TASK REQUIREMENTS —
From the listing below, restate word for word the lines from the line containing "Generate a component" down through the line containing "const tensileFrontDots: Pt[]". Exclude pictures.

EXERCISE INPUT —
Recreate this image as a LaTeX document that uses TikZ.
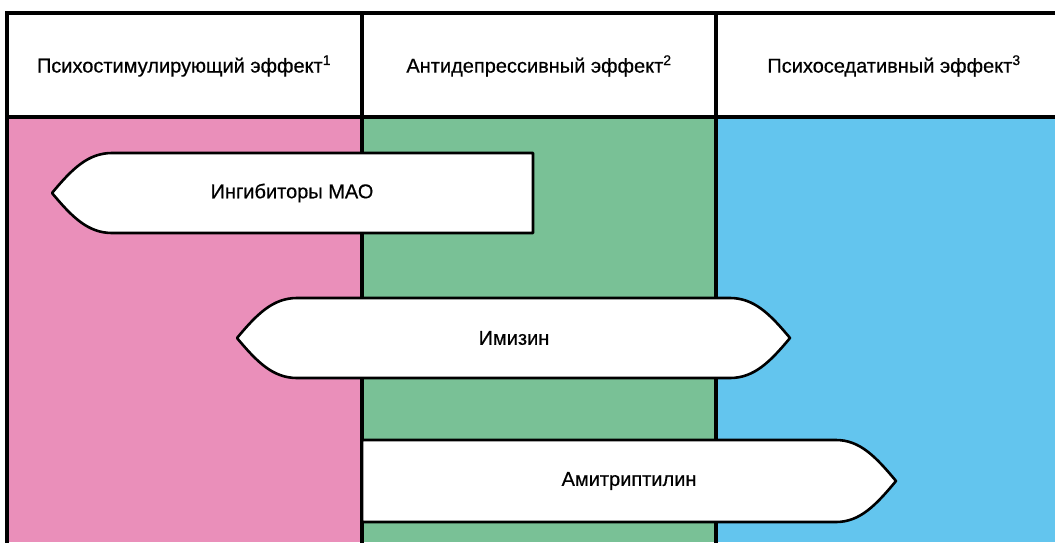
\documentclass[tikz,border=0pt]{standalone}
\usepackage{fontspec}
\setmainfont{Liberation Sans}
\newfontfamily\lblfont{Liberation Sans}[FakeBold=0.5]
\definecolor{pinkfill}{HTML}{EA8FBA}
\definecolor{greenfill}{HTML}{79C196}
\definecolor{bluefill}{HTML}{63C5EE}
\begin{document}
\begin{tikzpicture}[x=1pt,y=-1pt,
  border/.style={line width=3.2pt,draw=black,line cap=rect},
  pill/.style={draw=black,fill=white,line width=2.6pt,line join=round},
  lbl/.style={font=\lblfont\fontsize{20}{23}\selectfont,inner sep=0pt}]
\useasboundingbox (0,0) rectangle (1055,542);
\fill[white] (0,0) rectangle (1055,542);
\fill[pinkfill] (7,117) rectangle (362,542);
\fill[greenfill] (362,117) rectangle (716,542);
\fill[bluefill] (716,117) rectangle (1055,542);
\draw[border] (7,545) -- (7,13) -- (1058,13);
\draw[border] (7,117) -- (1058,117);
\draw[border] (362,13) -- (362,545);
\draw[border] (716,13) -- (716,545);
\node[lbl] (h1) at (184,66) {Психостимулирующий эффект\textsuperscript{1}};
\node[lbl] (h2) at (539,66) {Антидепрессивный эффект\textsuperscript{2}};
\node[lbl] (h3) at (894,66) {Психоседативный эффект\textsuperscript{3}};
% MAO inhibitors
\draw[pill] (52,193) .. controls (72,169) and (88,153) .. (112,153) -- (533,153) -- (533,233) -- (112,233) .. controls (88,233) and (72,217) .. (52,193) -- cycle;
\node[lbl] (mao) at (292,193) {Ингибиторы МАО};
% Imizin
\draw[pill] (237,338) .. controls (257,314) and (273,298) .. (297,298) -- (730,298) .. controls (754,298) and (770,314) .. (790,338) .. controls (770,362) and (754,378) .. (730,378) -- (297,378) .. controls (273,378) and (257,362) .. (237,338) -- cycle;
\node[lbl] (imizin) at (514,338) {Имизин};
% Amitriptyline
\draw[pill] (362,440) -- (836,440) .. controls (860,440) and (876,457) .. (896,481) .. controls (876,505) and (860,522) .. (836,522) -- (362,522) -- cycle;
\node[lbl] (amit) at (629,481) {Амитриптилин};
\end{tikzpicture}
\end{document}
* * *
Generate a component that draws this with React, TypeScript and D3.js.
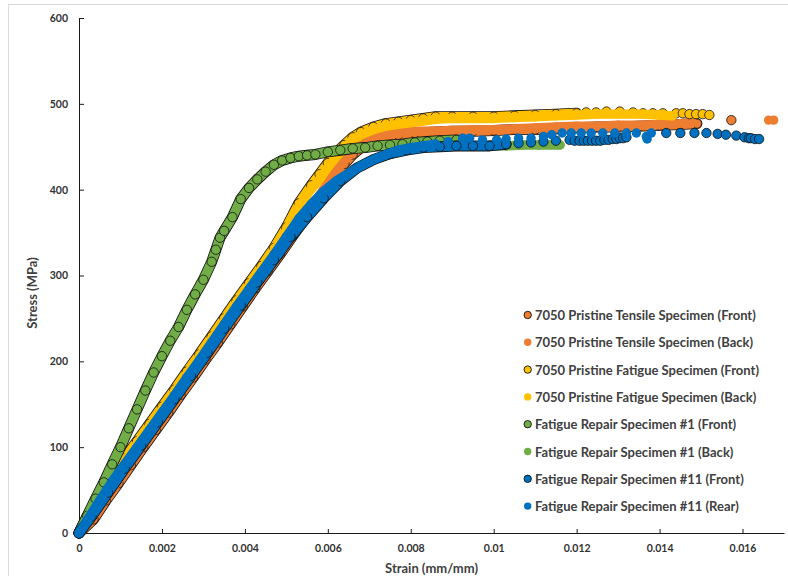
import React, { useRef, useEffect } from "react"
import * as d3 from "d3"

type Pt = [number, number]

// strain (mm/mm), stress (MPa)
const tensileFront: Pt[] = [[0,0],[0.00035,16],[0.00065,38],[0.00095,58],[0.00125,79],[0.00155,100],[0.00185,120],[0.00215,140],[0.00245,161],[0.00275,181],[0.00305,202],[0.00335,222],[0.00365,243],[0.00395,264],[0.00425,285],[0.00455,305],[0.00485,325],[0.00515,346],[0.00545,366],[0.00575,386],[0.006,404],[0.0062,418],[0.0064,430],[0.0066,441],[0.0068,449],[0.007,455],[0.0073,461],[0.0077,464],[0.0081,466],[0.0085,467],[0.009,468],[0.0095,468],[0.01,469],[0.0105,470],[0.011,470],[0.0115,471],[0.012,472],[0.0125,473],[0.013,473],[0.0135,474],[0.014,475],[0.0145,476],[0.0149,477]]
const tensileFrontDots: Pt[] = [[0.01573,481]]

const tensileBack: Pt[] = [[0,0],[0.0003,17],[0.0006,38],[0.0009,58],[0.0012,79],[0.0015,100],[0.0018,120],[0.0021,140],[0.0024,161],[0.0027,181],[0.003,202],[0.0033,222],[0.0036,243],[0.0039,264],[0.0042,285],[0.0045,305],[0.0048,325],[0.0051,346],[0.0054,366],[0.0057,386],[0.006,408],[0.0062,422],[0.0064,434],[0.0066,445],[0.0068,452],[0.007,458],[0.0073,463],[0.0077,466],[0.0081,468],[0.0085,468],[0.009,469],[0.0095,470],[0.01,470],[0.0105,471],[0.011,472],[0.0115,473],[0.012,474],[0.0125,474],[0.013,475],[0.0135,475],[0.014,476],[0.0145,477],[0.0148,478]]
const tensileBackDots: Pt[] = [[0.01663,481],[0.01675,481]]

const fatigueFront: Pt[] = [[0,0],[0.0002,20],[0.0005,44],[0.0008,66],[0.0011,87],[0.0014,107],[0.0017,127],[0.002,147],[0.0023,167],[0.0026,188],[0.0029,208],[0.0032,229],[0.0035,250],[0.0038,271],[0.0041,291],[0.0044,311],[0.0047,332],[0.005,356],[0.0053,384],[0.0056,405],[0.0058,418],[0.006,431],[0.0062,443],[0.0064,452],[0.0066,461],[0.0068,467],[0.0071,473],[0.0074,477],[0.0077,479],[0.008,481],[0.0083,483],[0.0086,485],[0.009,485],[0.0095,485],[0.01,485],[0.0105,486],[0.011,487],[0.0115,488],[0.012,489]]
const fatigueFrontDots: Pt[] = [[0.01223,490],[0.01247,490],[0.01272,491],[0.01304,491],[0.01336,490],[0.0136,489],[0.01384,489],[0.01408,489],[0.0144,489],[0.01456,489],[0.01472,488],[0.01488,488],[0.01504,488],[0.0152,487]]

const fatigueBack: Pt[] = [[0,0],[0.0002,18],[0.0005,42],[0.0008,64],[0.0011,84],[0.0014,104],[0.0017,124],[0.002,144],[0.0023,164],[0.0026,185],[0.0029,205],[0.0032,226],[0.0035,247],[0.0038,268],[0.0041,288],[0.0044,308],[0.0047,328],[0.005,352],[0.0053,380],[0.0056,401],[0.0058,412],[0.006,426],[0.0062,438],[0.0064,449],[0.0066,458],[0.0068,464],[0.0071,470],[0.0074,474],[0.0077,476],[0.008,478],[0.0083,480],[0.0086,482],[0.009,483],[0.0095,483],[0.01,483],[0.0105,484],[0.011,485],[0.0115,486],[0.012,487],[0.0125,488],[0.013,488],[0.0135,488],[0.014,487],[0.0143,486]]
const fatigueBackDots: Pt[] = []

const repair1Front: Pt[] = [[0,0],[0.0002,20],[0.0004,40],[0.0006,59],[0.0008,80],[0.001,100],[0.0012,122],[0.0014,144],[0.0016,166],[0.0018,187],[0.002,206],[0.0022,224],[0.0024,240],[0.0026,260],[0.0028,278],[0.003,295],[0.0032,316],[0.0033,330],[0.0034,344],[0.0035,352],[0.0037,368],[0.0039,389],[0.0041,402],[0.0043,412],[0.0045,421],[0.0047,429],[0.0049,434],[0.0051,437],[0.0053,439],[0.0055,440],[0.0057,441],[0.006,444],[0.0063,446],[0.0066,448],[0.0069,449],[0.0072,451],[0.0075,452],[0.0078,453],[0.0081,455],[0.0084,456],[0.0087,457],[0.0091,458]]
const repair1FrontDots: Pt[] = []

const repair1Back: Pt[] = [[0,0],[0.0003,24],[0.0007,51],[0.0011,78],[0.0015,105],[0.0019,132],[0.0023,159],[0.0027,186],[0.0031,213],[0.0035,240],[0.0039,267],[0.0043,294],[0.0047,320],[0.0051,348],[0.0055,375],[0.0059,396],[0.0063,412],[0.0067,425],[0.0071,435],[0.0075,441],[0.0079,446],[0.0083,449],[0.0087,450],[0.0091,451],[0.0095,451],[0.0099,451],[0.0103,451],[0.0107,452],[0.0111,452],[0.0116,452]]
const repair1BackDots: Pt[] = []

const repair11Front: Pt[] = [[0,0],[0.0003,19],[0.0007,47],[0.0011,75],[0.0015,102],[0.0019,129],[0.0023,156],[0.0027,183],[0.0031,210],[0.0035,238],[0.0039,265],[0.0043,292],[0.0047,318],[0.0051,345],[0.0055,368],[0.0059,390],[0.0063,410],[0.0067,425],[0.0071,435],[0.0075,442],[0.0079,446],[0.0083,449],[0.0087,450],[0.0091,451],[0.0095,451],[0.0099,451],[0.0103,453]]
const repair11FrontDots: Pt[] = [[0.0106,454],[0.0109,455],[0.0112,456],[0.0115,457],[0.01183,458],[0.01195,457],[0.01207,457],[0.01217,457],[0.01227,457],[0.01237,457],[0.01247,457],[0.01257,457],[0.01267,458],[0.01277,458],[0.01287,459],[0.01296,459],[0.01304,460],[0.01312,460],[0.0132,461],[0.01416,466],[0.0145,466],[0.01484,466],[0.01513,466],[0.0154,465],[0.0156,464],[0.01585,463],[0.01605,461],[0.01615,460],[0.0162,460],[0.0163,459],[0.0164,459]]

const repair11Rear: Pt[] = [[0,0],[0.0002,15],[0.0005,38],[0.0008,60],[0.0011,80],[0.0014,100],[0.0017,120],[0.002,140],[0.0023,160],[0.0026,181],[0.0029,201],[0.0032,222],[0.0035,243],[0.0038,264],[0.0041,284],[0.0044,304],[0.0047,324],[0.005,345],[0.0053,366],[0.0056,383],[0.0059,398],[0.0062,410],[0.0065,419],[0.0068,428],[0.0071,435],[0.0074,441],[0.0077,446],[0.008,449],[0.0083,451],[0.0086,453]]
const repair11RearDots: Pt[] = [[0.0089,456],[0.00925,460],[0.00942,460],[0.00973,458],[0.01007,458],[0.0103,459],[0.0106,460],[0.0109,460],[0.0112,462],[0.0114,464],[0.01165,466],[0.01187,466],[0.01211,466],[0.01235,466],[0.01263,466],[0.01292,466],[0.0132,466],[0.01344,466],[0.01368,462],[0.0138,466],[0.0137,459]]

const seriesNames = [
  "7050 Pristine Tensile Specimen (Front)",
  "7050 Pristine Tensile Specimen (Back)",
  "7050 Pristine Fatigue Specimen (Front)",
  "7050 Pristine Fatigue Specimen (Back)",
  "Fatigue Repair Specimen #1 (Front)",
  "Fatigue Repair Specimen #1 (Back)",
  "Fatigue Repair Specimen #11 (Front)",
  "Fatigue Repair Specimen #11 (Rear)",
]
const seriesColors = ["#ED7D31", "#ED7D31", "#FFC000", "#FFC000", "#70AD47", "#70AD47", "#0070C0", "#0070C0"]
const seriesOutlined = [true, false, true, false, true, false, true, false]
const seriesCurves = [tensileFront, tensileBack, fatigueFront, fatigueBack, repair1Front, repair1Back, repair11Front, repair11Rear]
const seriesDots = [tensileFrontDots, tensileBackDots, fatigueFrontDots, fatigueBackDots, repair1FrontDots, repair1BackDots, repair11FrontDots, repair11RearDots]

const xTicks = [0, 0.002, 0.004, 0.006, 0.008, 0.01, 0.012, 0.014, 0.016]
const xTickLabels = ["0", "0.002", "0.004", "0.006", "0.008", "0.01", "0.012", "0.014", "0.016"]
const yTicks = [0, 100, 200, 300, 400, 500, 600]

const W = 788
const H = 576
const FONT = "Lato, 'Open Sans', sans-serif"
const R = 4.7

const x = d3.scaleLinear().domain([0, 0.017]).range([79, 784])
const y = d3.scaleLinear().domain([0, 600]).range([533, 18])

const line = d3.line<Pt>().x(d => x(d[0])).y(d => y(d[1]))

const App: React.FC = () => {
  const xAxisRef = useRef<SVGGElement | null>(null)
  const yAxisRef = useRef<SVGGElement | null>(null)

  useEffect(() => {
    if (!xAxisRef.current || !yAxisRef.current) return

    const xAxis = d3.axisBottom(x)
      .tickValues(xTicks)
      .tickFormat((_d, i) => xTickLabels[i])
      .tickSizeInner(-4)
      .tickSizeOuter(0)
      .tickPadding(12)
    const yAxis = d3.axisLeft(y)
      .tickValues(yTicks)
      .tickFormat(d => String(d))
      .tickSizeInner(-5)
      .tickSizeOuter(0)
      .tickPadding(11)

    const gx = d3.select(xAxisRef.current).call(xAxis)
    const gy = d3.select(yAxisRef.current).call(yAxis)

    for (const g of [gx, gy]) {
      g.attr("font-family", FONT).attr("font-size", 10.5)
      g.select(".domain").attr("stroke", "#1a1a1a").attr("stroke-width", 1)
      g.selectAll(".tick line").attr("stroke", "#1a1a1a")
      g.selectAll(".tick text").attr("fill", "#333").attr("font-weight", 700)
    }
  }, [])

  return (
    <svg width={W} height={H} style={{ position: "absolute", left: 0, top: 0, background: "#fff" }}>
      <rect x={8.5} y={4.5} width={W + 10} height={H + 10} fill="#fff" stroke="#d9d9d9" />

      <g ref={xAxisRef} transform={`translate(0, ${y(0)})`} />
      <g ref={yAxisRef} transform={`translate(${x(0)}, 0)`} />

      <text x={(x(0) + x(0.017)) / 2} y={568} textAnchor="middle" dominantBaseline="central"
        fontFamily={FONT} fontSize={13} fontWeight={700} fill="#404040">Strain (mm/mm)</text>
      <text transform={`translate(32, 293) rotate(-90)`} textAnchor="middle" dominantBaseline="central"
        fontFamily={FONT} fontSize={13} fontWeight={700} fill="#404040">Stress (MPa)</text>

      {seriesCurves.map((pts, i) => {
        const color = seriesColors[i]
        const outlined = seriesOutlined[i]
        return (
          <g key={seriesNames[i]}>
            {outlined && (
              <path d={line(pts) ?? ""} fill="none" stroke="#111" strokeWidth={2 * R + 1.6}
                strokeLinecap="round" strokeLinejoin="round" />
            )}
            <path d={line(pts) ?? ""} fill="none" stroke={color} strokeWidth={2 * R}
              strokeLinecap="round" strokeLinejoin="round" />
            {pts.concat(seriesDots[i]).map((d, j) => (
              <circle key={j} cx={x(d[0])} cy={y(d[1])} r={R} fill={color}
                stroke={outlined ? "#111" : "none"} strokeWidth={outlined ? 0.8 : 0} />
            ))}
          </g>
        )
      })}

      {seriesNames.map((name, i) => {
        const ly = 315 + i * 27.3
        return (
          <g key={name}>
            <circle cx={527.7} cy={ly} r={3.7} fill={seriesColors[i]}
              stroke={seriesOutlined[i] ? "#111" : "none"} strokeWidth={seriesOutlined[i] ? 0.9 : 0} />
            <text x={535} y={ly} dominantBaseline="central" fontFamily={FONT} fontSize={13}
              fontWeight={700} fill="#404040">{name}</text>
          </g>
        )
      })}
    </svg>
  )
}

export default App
==
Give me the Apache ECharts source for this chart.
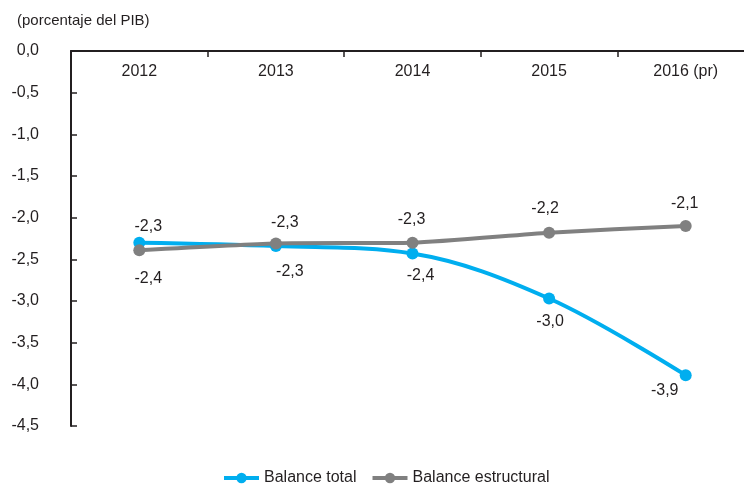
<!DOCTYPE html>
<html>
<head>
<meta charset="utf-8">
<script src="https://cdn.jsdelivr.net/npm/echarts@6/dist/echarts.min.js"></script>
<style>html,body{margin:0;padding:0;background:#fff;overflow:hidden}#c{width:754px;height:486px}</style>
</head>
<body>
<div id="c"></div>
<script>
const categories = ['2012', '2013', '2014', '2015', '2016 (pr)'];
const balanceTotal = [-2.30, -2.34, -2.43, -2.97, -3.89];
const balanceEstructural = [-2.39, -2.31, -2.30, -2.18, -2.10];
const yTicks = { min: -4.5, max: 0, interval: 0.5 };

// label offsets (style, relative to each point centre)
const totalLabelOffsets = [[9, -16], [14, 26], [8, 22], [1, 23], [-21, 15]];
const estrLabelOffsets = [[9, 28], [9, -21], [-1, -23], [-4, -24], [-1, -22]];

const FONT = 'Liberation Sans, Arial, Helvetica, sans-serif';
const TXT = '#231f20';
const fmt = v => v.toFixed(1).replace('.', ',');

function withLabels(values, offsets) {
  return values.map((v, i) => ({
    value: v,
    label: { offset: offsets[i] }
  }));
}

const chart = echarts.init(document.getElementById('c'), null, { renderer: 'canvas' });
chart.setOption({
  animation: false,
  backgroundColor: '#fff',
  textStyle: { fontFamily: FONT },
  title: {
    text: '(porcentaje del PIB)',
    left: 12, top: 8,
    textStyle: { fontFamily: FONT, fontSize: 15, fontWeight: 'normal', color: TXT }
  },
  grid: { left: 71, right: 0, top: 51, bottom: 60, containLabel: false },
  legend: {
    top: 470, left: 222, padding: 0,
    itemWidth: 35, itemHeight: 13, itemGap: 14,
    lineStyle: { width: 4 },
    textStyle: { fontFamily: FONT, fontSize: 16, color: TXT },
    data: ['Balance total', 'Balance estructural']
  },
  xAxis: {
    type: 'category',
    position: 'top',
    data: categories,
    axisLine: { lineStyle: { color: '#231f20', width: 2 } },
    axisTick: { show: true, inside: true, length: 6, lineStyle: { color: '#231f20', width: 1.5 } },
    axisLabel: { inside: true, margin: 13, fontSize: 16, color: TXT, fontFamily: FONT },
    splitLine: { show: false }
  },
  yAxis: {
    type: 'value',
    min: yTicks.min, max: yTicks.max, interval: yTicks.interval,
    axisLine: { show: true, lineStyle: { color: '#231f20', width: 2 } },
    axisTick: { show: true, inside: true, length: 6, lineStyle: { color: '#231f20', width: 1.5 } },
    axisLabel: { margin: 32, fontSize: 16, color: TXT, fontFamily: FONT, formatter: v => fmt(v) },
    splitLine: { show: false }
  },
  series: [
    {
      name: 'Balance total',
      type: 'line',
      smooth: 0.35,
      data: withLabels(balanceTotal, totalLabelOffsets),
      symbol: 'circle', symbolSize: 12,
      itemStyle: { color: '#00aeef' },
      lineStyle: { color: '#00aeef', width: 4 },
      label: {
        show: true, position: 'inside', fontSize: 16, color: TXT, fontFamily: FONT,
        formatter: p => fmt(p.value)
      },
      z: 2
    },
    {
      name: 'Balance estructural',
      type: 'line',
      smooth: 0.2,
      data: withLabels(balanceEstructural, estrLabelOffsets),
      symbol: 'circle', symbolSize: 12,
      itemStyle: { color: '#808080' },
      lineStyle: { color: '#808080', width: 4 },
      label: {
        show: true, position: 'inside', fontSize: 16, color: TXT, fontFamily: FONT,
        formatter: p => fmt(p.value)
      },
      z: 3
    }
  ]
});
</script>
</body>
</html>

REPLY TO THE EXERCISE —
Generate a component that draws this with React, TypeScript and D3.js.
import React, { useRef, useEffect } from "react"
import * as d3 from "d3"

type Pt = [number, number]

// strain (mm/mm), stress (MPa)
const tensileFront: Pt[] = [[0,0],[0.00035,16],[0.00065,38],[0.00095,58],[0.00125,79],[0.00155,100],[0.00185,120],[0.00215,140],[0.00245,161],[0.00275,181],[0.00305,202],[0.00335,222],[0.00365,243],[0.00395,264],[0.00425,285],[0.00455,305],[0.00485,325],[0.00515,346],[0.00545,366],[0.00575,386],[0.006,404],[0.0062,418],[0.0064,430],[0.0066,441],[0.0068,449],[0.007,455],[0.0073,461],[0.0077,464],[0.0081,466],[0.0085,467],[0.009,468],[0.0095,468],[0.01,469],[0.0105,470],[0.011,470],[0.0115,471],[0.012,472],[0.0125,473],[0.013,473],[0.0135,474],[0.014,475],[0.0145,476],[0.0149,477]]
const tensileFrontDots: Pt[] = [[0.01573,481]]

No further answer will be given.